Lots of good stuff is happening, but the reality is, I really miss my kids, and it breaks my heart to wake up to videos from them first thing in the morning saying, "Ok, Mrs. Alspaugh, I miss you." Teaching online is teaching them great things and great skills that they wouldn't be learning otherwise. It's making them learn to organize themselves, to work more closely with their parents, and to be creative with technology. They're gaining confidence to video their work and explain their thinking and learning. They're problem solving their way through this just like we are. It's forcing teachers like me who were reluctant to use technology more efficiently in the classroom to realize all the potential behind it.
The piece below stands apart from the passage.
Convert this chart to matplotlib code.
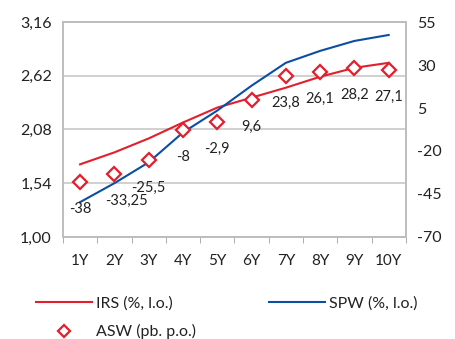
"""
Yield curve chart: IRS and SPW (left axis, %) with ASW (right axis, bp).
"""

import matplotlib
matplotlib.use('Agg')
import matplotlib.pyplot as plt

# Data
tenors = ['1Y', '2Y', '3Y', '4Y', '5Y', '6Y', '7Y', '8Y', '9Y', '10Y']
irs = [1.73, 1.85, 1.99, 2.15, 2.30, 2.40, 2.50, 2.61, 2.70, 2.75]
spw = [1.35, 1.54, 1.75, 2.05, 2.27, 2.52, 2.75, 2.87, 2.97, 3.03]
asw = [-38, -33.25, -25.5, -8, -2.9, 9.6, 23.8, 26.1, 28.2, 27.1]
asw_labels = ['-38', '-33,25', '-25,5', '-8', '-2,9', '9,6', '23,8', '26,1', '28,2', '27,1']

left_ticks = [1.00, 1.54, 2.08, 2.62, 3.16]
left_tick_labels = ['1,00', '1,54', '2,08', '2,62', '3,16']
right_ticks = [-70, -45, -20, 5, 30, 55]
right_tick_labels = ['-70', '-45', '-20', '5', '30', '55']

RED = '#E31E2D'
BLUE = '#0B4EA2'
GRID = '#D0D0D0'
TEXT = '#222222'

plt.rcParams['font.family'] = ['Lato', 'DejaVu Sans']
plt.rcParams['axes.unicode_minus'] = False

fig = plt.figure(figsize=(4.56, 3.39), dpi=100)
ax = fig.add_axes([0.138, 0.301, 0.752, 0.634])
ax2 = ax.twinx()

x = list(range(len(tenors)))

# Lines on the left axis
l_irs, = ax.plot(x, irs, color=RED, lw=1.5, label='IRS (%, l.o.)')
l_spw, = ax.plot(x, spw, color=BLUE, lw=1.5, label='SPW (%, l.o.)')

# ASW markers on the right axis
m_asw, = ax2.plot(x, asw, linestyle='none', marker='D', markersize=7,
                  markerfacecolor='white', markeredgecolor=RED,
                  markeredgewidth=1.6, label='ASW (pb. p.o.)')
for i, (v, lab) in enumerate(zip(asw, asw_labels)):
    dx = 12 if i == 1 else 0
    ax2.annotate(lab, (i, v), xytext=(dx, -27), textcoords='offset pixels',
                 ha='center', va='center', fontsize=10.5, color=TEXT)

# Axes limits and ticks
ax.set_xlim(-0.5, len(tenors) - 0.5)
ax.set_ylim(1.00, 3.16)
ax2.set_ylim(-70, 55)
ax.set_yticks(left_ticks)
ax.set_yticklabels(left_tick_labels)
ax2.set_yticks(right_ticks)
ax2.set_yticklabels(right_tick_labels)

ax.set_xticks(x)
ax.set_xticklabels(tenors)
ax.set_xticks([i - 0.5 for i in range(len(tenors) + 1)], minor=True)
ax.tick_params(axis='x', which='major', length=0, pad=12, labelsize=11, colors=TEXT)
ax.tick_params(axis='x', which='minor', length=4, color='#A0A0A0', direction='out')
ax.tick_params(axis='y', length=0, pad=8, labelsize=11.5, colors=TEXT)
ax2.tick_params(axis='y', length=0, pad=8, labelsize=11.5, colors=TEXT)

# Grid and frame
ax.grid(axis='y', color=GRID, lw=1.4)
ax.set_axisbelow(True)
for a in (ax, ax2):
    for s in a.spines.values():
        s.set_color('#BDBDBD')
        s.set_linewidth(1.2)

# Legend below the plot
leg = fig.legend([l_irs, m_asw, l_spw],
                 ['IRS (%, l.o.)', 'ASW (pb. p.o.)', 'SPW (%, l.o.)'],
                 ncol=2, loc='upper left', bbox_to_anchor=(0.065, 0.145),
                 frameon=False, fontsize=11.5, handlelength=3.5, handletextpad=0.25,
                 columnspacing=4.6, labelspacing=0.85, borderaxespad=0,
                 labelcolor=TEXT, markerscale=0.85)

fig.savefig('out.png', dpi=100)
But there's still a huge void without the daily hugs, pats on the back, simple smiles, and social interaction. I really miss those sweet little faces.

But while I'm desperately missing the physical proximity of my students, I'm NOT missing the physical proximity of my son. We went from begging him to take two days off of work during spring break to spend time as a family, thinking it was our last break together before college. I mean, summer was already packed. Graduation and graduation celebrations. Two weeks of camp (one as a leader, one as a camper). Two weeks in South Africa. Perhaps another week serving in the Rio Grande Valley. Plus working nearly full-time at Chick Fil-A and attending freshman orientation at DBU. Whew. And now here we are at home together, day after day, week after week, with most everything already canceled (or at least still up in the air) this summer, too.

We've been playing cards, playing Wii Sports, playing video games, watching movies and whole seasons of TV shows, cooking, baking, taking long walks, riding bike for miles on end, and sleeping late every day. There's nothing like riding bikes together and hearing your 18 year old say, "Remember when we....." as we turn a corner down a street we used to ride together when he was younger. And just the other day, I mentioned a senior photo shoot at a place we rode by on our bikes, and he quickly agreed. Every moment I spend with this kid, I'm eternally grateful because this time is truly a gift that I thought had already expired.












Someone started a Facebook Group called Adopt a Senior, and each Senior got to be adopted twice. Here are some sweet goodies that have arrived at our doorstep to celebrate our quarantined senior as a result of this new movement. (We adopted a random stranger, too--another Senior from another school that's headed to DBU, as well.)




Now that it's official we're not going back, we now await news on graduation, which is technically only a month and two days away. Yes, we're missing so much these days, but look at all we're NOT missing. Moments that would not have existed if things were "normal".

So, I apologize for not reaching out to a lot of friends and family. It's not that I'm not thinking about you and missing you. Parts of this job literally drain me (constant phone calls and texts, slow computers, learning new things and apps every day, zoom meetings, Google Hangouts--which can be fun and good, but are extremely draining to this introvert, etc.), and in the off-moments (the odd moments that I'm not working), I'm either reading for pleasure--because I finally can, writing for pleasure--because it's quiet, or embracing every moment of true quality time I've been gifted with this boy.